Additionally, as a management tool, having an acceptable-use policy for work devices connected to the internet is a well-established internal control throughout the business world. There needs to be an acceptable use policy governing access to AI tools in the office as well. Examples are widely available for consideration and customization before adopting and distributing them for employees to read and sign.
A good policy would touch on confidentiality in general, taking care not to thoughtlessly enter private or sensitive information even in a closed-source tool, keeping up with training and best practices, limiting use to office-related topics, avoiding creation of inappropriate content, disclosure of reliance on AI, checking AI results for accuracy and reliability, and so forth. An AI use policy should integrate with your privacy policy, which might need to be updated.
Note that different teams and departments might require special-use policies, depending upon the nature of the information that flows through their work. From a professional liability standpoint, a benefit of having an acceptable-use policy is that it demonstrates in writing your firm’s standards and its commitment to best practices around AI tools.
Cybersecurity is its own topic. Practitioners should always be on high alert to ensure that their IT systems are “hardened,” that their data is encrypted and constantly and consistently backed up, and that their colleagues are well informed about good email hygiene when it comes to unexpected instructions, attachments, and links that appear in email.
In relation to AI, cybersecurity can take an even darker turn than what most practitioners have already come to fear. Infiltration of your network by threat actors who access your AI tool can make their treachery even more difficult to detect. By using your AI tool to read email and other documents and to listen to voicemail, threat actors can deploy more realistic phishing emails (without telltale grammatical errors and using familiar expressions and “tone”) along with other enhanced social engineering tactics, such as voice mimicry.

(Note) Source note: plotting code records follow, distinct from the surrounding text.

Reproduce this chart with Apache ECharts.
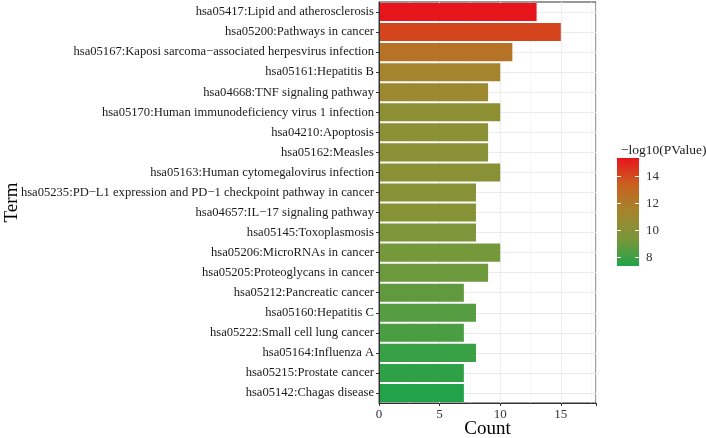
<!DOCTYPE html>
<html>
<head>
<meta charset="utf-8">
<script src="https://cdn.jsdelivr.net/npm/echarts@6/dist/echarts.min.js"></script>
<style>html,body{margin:0;padding:0;background:#fff;}#c{width:706px;height:438px;}</style>
</head>
<body>
<div id="c"></div>
<script>
const terms = [
  "hsa05417:Lipid and atherosclerosis",
  "hsa05200:Pathways in cancer",
  "hsa05167:Kaposi sarcoma\u2212associated herpesvirus infection",
  "hsa05161:Hepatitis B",
  "hsa04668:TNF signaling pathway",
  "hsa05170:Human immunodeficiency virus 1 infection",
  "hsa04210:Apoptosis",
  "hsa05162:Measles",
  "hsa05163:Human cytomegalovirus infection",
  "hsa05235:PD\u2212L1 expression and PD\u22121 checkpoint pathway in cancer",
  "hsa04657:IL\u221217 signaling pathway",
  "hsa05145:Toxoplasmosis",
  "hsa05206:MicroRNAs in cancer",
  "hsa05205:Proteoglycans in cancer",
  "hsa05212:Pancreatic cancer",
  "hsa05160:Hepatitis C",
  "hsa05222:Small cell lung cancer",
  "hsa05164:Influenza A",
  "hsa05215:Prostate cancer",
  "hsa05142:Chagas disease"
];
const counts = [13, 15, 11, 10, 9, 10, 9, 9, 10, 8, 8, 8, 10, 9, 7, 8, 7, 8, 7, 7];
const negLogP = [15.35, 14.1, 12.4, 11.4, 11.0, 10.3, 10.2, 10.15, 10.1, 10.0, 9.9, 9.5, 9.25, 9.05, 8.8, 8.55, 8.3, 7.9, 7.65, 7.38];
const xTicks = [0, 5, 10, 15];
const legendTicks = [8, 10, 12, 14];
const pMin = 7.38, pMax = 15.35;
const gradientColors = ["#22A349", "#7A973A", "#A3852C", "#C8621F", "#E8141C"];

const serif = "Liberation Serif";
const chart = echarts.init(document.getElementById('c'), null, {renderer: 'canvas'});

const legendBox = {left: 617, top: 158, width: 22, height: 108};

chart.setOption({
  animation: false,
  backgroundColor: '#ffffff',
  title: {
    text: '\u2212log10(PValue)',
    left: 616, top: 138,
    textStyle: {fontFamily: serif, fontSize: 13.5, fontWeight: 'normal', color: '#1a1a1a'}
  },
  grid: [
    {left: 379, right: 110, top: 2, bottom: 35, containLabel: false, outerBoundsMode: 'none',
     show: true, borderColor: '#333', borderWidth: 1, backgroundColor: 'transparent'},
    {left: legendBox.left, top: legendBox.top, width: legendBox.width, height: legendBox.height, outerBoundsMode: 'none'}
  ],
  graphic: [{
    type: 'rect', left: legendBox.left, top: legendBox.top, z: 0,
    shape: {width: legendBox.width, height: legendBox.height},
    style: {fill: new echarts.graphic.LinearGradient(0, 1, 0, 0,
      gradientColors.map((c, i) => ({offset: i / (gradientColors.length - 1), color: c})))}
  }],
  visualMap: {
    show: false, type: 'continuous', seriesIndex: 0, dimension: 2,
    min: pMin, max: pMax, inRange: {color: gradientColors}
  },
  xAxis: [
    {
      type: 'value', gridIndex: 0, position: 'bottom', min: 0, max: 17.9, interval: 5, z: 3,
      axisLine: {show: true, onZero: false, lineStyle: {color: '#333', width: 1}},
      axisTick: {show: true, length: 3, lineStyle: {color: '#333'}},
      axisLabel: {fontFamily: serif, fontSize: 13, color: '#333', margin: 5, customValues: xTicks},
      splitLine: {show: false},
      name: 'Count', nameLocation: 'middle', nameGap: 17, nameMoveOverlap: false,
      nameTextStyle: {fontFamily: serif, fontSize: 19, color: '#000'}
    },
    {
      type: 'value', gridIndex: 0, position: 'top', min: 0, max: 17.9, interval: 5,
      axisLine: {show: false},
      axisTick: {show: false}, axisLabel: {show: false},
      splitLine: {show: true, lineStyle: {color: '#EBEBEB', width: 1.1}}
    },
    {
      type: 'value', gridIndex: 0, position: 'top', min: 0, max: 17.9, interval: 2.5,
      axisLine: {show: false}, axisTick: {show: false}, axisLabel: {show: false},
      splitLine: {show: true, lineStyle: {color: '#F2F2F2', width: 0.6}}
    },
    {type: 'category', gridIndex: 1, data: [''], show: false}
  ],
  yAxis: [
    {
      type: 'category', gridIndex: 0, data: terms, inverse: true, z: 3,
      axisLine: {show: true, onZero: false, lineStyle: {color: '#333', width: 1}},
      axisTick: {show: true, length: 3, alignWithLabel: true, lineStyle: {color: '#333'}},
      axisLabel: {fontFamily: serif, fontSize: 12.6, color: '#1a1a1a', margin: 5},
      splitLine: {show: false},
      name: 'Term', nameLocation: 'middle', nameGap: 357, nameRotate: 90, nameMoveOverlap: false,
      nameTextStyle: {fontFamily: serif, fontSize: 19, color: '#000'}
    },
    {
      type: 'value', gridIndex: 1, min: pMin, max: pMax, position: 'right', z: 10,
      axisLine: {show: false},
      axisTick: {show: true, inside: true, length: 4, customValues: legendTicks, lineStyle: {color: '#ffffff', width: 1}},
      axisLabel: {show: true, customValues: legendTicks, fontFamily: serif, fontSize: 13, color: '#333', margin: 7},
      splitLine: {show: false}
    },
    {
      type: 'value', gridIndex: 1, min: pMin, max: pMax, position: 'left', z: 10,
      axisLine: {show: false},
      axisTick: {show: true, inside: true, length: 4, customValues: legendTicks, lineStyle: {color: '#ffffff', width: 1}},
      axisLabel: {show: false}, splitLine: {show: false}
    }
  ],
  series: [
    {
      type: 'bar', xAxisIndex: 0, yAxisIndex: 0, z: 2,
      barCategoryGap: '10%',
      encode: {x: 0, y: 1},
      data: counts.map((c, i) => [c, terms[i], negLogP[i]])
    },
    {
      type: 'line', xAxisIndex: 0, yAxisIndex: 0, z: 1,
      data: [], symbol: 'none',
      markLine: {
        silent: true, z: 1, symbol: ['none', 'none'], label: {show: false},
        lineStyle: {color: '#EBEBEB', width: 1.1, type: 'solid'},
        data: terms.map(t => ({yAxis: t}))
      }
    }
  ]
});
</script>
</body>
</html>
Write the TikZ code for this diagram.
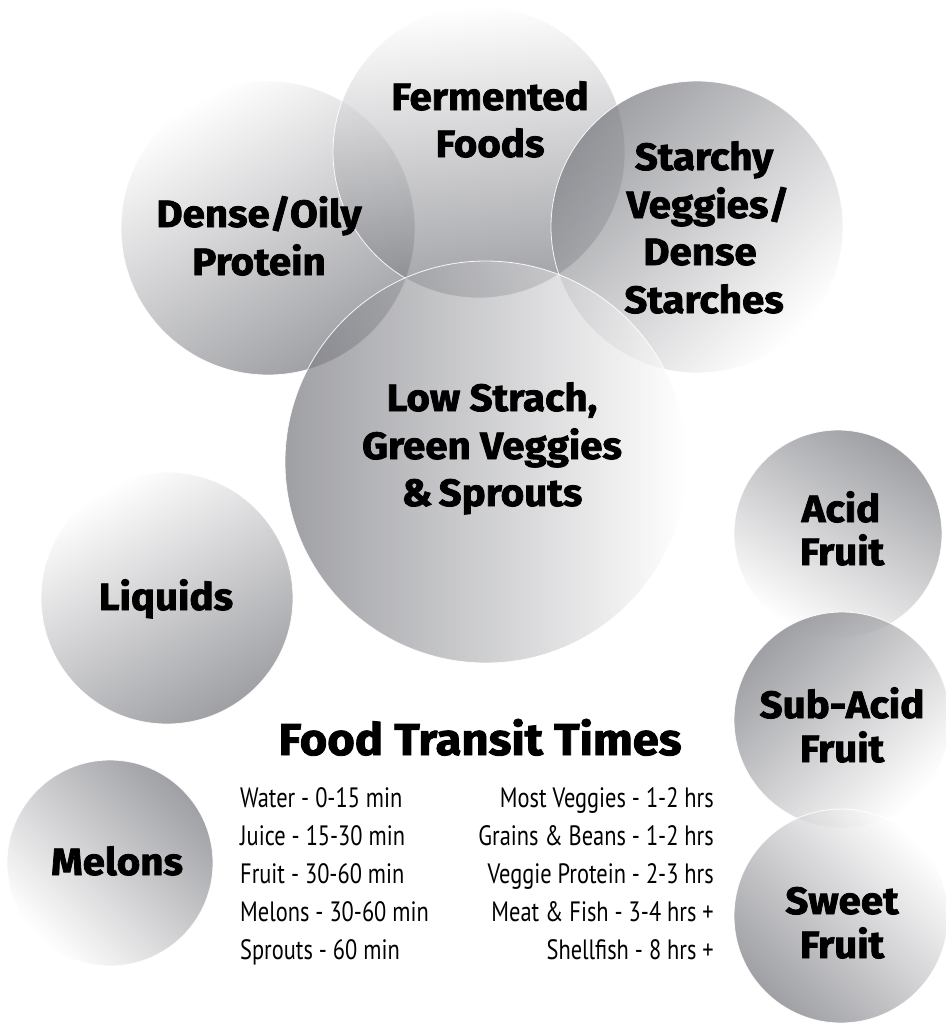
\documentclass[tikz,border=0pt]{standalone}
\usepackage{fontspec}
\newfontfamily\hv[BoldFeatures={FakeBold=2,FakeStretch=1.06}]{Fira Sans}
\newfontfamily\cond[FakeStretch=0.8]{PT Sans}
\definecolor{dk}{RGB}{122,123,129}
\begin{document}
\begin{tikzpicture}[x=1pt,y=-1pt]
\tikzset{
  ball/.style={circle, inner sep=0pt, minimum size=#1, draw=white, line width=0.8pt,
    draw opacity=0.9, fill opacity=0.72, top color=white, bottom color=dk},
  lab/.style={anchor=base, inner sep=0pt, text=black, font=\hv\bfseries\fontsize{38}{45}\selectfont},
  ttl/.style={anchor=base, inner sep=0pt, text=black, font=\hv\bfseries\fontsize{44.5}{55}\selectfont},
  lst/.style={inner sep=0pt, text=black, font=\cond\fontsize{28}{32}\selectfont},
}
\useasboundingbox (0,0) rectangle (945,1025);
% top cluster
\node[ball=294pt, shading angle=30] (dense) at (268,228) {};
\node[ball=292pt, shading angle=5] (ferm) at (479,152) {};
\node[ball=292pt, shading angle=-135] (starch) at (697,227) {};
\node[ball=402pt, shading angle=-90] (low) at (486,462) {};
% left
\node[ball=252pt, shading angle=30] (liq) at (167,598) {};
\node[ball=206pt, shading angle=135] (mel) at (110,863) {};
% right column
\node[ball=208pt, shading angle=150] (acid) at (838,534) {};
\node[ball=216pt, shading angle=-135] (sub) at (842,720) {};
\node[ball=214pt, shading angle=-45] (sweet) at (841,916) {};
% labels
\node[lab] (t-ferm1) at (490,110) {Fermented};
\node[lab] (t-ferm2) at (490,157) {Foods};
\node[lab] (t-dense1) at (259,227) {Dense/Oily};
\node[lab] (t-dense2) at (259,275) {Protein};
\node[lab] (t-st1) at (704,170) {Starchy};
\node[lab] (t-st2) at (708,218) {Veggies/};
\node[lab] (t-st3) at (700,265) {Dense};
\node[lab] (t-st4) at (704,313) {Starches};
\node[lab] (t-low1) at (492,411) {Low Strach,};
\node[lab] (t-low2) at (492,459) {Green Veggies};
\node[lab] (t-low3) at (492,506) {\&\,Sprouts};
\node[lab] (t-liq) at (166,610) {Liquids};
\node[lab] (t-mel) at (117,875) {Melons};
\node[lab] (t-acid1) at (841,522) {Acid};
\node[lab] (t-acid2) at (842,565) {Fruit};
\node[lab] (t-sub1) at (842,718) {Sub-Acid};
\node[lab] (t-sub2) at (842,762) {Fruit};
\node[lab] (t-sw1) at (842,914) {Sweet};
\node[lab] (t-sw2) at (842,958) {Fruit};
% title and lists
\node[ttl] (title) at (480,755) {Food Transit Times};
\node[lst, anchor=base west] (l1) at (240,807) {Water - 0-15 min};
\node[lst, anchor=base west] (l2) at (240,845) {Juice - 15-30 min};
\node[lst, anchor=base west] (l3) at (240,883) {Fruit - 30-60 min};
\node[lst, anchor=base west] (l4) at (240,921) {Melons - 30-60 min};
\node[lst, anchor=base west] (l5) at (240,959) {Sprouts - 60 min};
\node[lst, anchor=base east] (r1) at (714,807) {Most Veggies - 1-2 hrs};
\node[lst, anchor=base east] (r2) at (714,845) {Grains \& Beans - 1-2 hrs};
\node[lst, anchor=base east] (r3) at (714,883) {Veggie Protein - 2-3 hrs};
\node[lst, anchor=base east] (r4) at (714,921) {Meat \& Fish - 3-4 hrs +};
\node[lst, anchor=base east] (r5) at (714,959) {Shellfish - 8 hrs +};
\end{tikzpicture}
\end{document}
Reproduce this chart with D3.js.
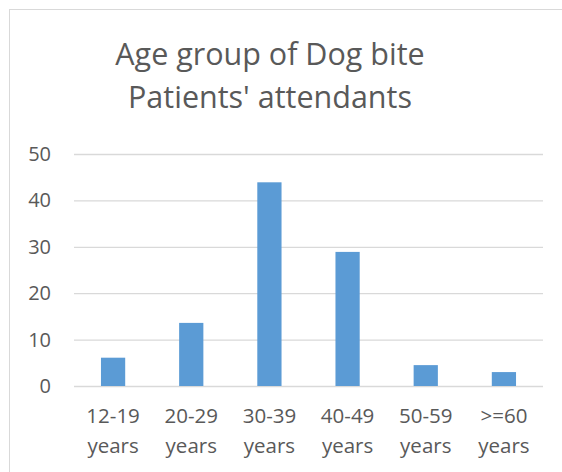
<!DOCTYPE html>
<html>
<head>
<meta charset="utf-8">
<script src="https://cdn.jsdelivr.net/npm/d3@7"></script>
<style>
  body { margin: 0; background: #fff; }
  text { font-family: "Open Sans", sans-serif; fill: #595959; }
</style>
</head>
<body>
<script>
'use strict';

// chart data
const categories = ["12-19 years", "20-29 years", "30-39 years", "40-49 years", "50-59 years", ">=60 years"];
const values = [6.1, 13.6, 43.9, 28.9, 4.5, 3.0];
const yTicks = [0, 10, 20, 30, 40, 50];
const titleLines = ["Age group of Dog bite", "Patients' attendants"];

(function() {

  let svg = "";

  window.onload = function() {
    svg = d3.select('body')
      .append('svg')
      .attr('width', 562)
      .attr('height', 472);

    // chart area border (runs off the right and bottom edges)
    svg.append('rect')
      .attr('x', 9.5)
      .attr('y', 9.5)
      .attr('width', 600)
      .attr('height', 500)
      .attr('fill', '#fff')
      .attr('stroke', '#d9d9d9')
      .attr('stroke-width', 1);

    let map = drawAxes({min: 74, max: 543}, {min: 154, max: 386});
    plotData(map);
    makeLabels();
  }

  // title
  function makeLabels() {
    svg.append('text')
      .attr('x', 270)
      .attr('text-anchor', 'middle')
      .style('font-size', '30.5px')
      .selectAll('tspan')
      .data(titleLines)
      .enter()
      .append('tspan')
        .attr('x', 270)
        .attr('y', (d, i) => 65 + i * 43)
        .text(d => d);
  }

  // gridlines, tick labels and scales
  function drawAxes(rangeX, rangeY) {
    let xScale = d3.scaleBand()
      .domain(categories)
      .range([rangeX.min, rangeX.max])
      .paddingInner(0.69)
      .paddingOuter(0.345);

    let yScale = d3.scaleLinear()
      .domain([0, 50])
      .range([rangeY.max, rangeY.min]);

    // y axis: gridlines + labels
    let yAxis = d3.axisLeft(yScale)
      .tickValues(yTicks)
      .tickSize(-(rangeX.max - rangeX.min))
      .tickPadding(23);

    let gy = svg.append('g')
      .attr('transform', 'translate(' + rangeX.min + ', 0)')
      .call(yAxis);
    gy.select('.domain').remove();
    gy.selectAll('.tick line')
      .attr('stroke', '#d9d9d9')
      .attr('stroke-width', 1.3);
    gy.selectAll('.tick text')
      .style('font-size', '20px')
      .style('font-family', '"Open Sans", sans-serif')
      .attr('fill', '#595959');

    // x axis: two-line category labels
    let xAxis = d3.axisBottom(xScale)
      .tickSize(0)
      .tickPadding(0)
      .tickFormat('');

    let gx = svg.append('g')
      .attr('transform', 'translate(0, ' + rangeY.max + ')')
      .call(xAxis);
    gx.select('.domain').remove();
    gx.selectAll('.tick').each(function(d) {
      let parts = d.split(' ');
      let t = d3.select(this).append('text')
        .attr('text-anchor', 'middle')
        .style('font-size', '20.5px')
        .style('font-family', '"Open Sans", sans-serif')
        .attr('fill', '#595959');
      parts.forEach((p, i) => {
        t.append('tspan')
          .attr('x', 0)
          .attr('y', 37 + i * 30)
          .text(p);
      });
    });

    return { xScale: xScale, yScale: yScale };
  }

  // bars
  function plotData(map) {
    let rows = categories.map((c, i) => ({ cat: c, value: values[i] }));

    svg.selectAll('.bar')
      .data(rows)
      .enter()
      .append('rect')
        .attr('class', 'bar')
        .attr('x', d => map.xScale(d.cat))
        .attr('y', d => map.yScale(d.value))
        .attr('width', map.xScale.bandwidth())
        .attr('height', d => map.yScale(0) - map.yScale(d.value))
        .attr('fill', '#5b9bd5');
  }

})();
</script>
</body>
</html>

An important professional liability risk management strategy, in addition to your existing cybersecurity, is to refer to your insurance coverage. Do you have cyberinsurance, and if so, are your limits appropriate for your practice? With practices consisting merely of people, hard drives, and the cloud, malware today is a peril just as an earthquake or fire was in the past. Relying on your cloud storage provider to indemnify you in the event of a cyberevent should probably not be your risk management Plan A.
Informing your clients that AI is among the tools that you use makes good sense for a few reasons. Among these is that AI is now seen as a best-in-class tool for efficiency. Toot your horn and let your clients in on the good news. Second, take the opportunity to reassure your clients that you consider their privacy to be paramount and that you take all reasonable measures to safeguard their data and their privacy. Third, invite questions about your use of AI, lest your clients harbor concerns about technology that all but invites suspicion in the popular imagination.
Lastly, reassure your clients that time-based billing reflects the efficiencies gained through AI tools. After all, if a task that would have taken two hours to accomplish manually takes just two minutes using AI, you wouldn’t charge for two hours of your time, right? In terms of professional risk management, inaccurate time charges can court ethics violations, complaints against your license, as well as allegations of misrepresentation if not outright fraud.
Whether you add a discussion of your use of AI tools to your engagement letter template or develop a stand-alone disclosure/consent form, be forthcoming rather than reactive. Contact an attorney knowledgeable about professional risk management with any questions.
The safe use of AI tools can enhance innovation, insight, productivity, and profit. Be mindful of both the opportunities and the professional risks of these powerful technologies as they become ever more present in your practice.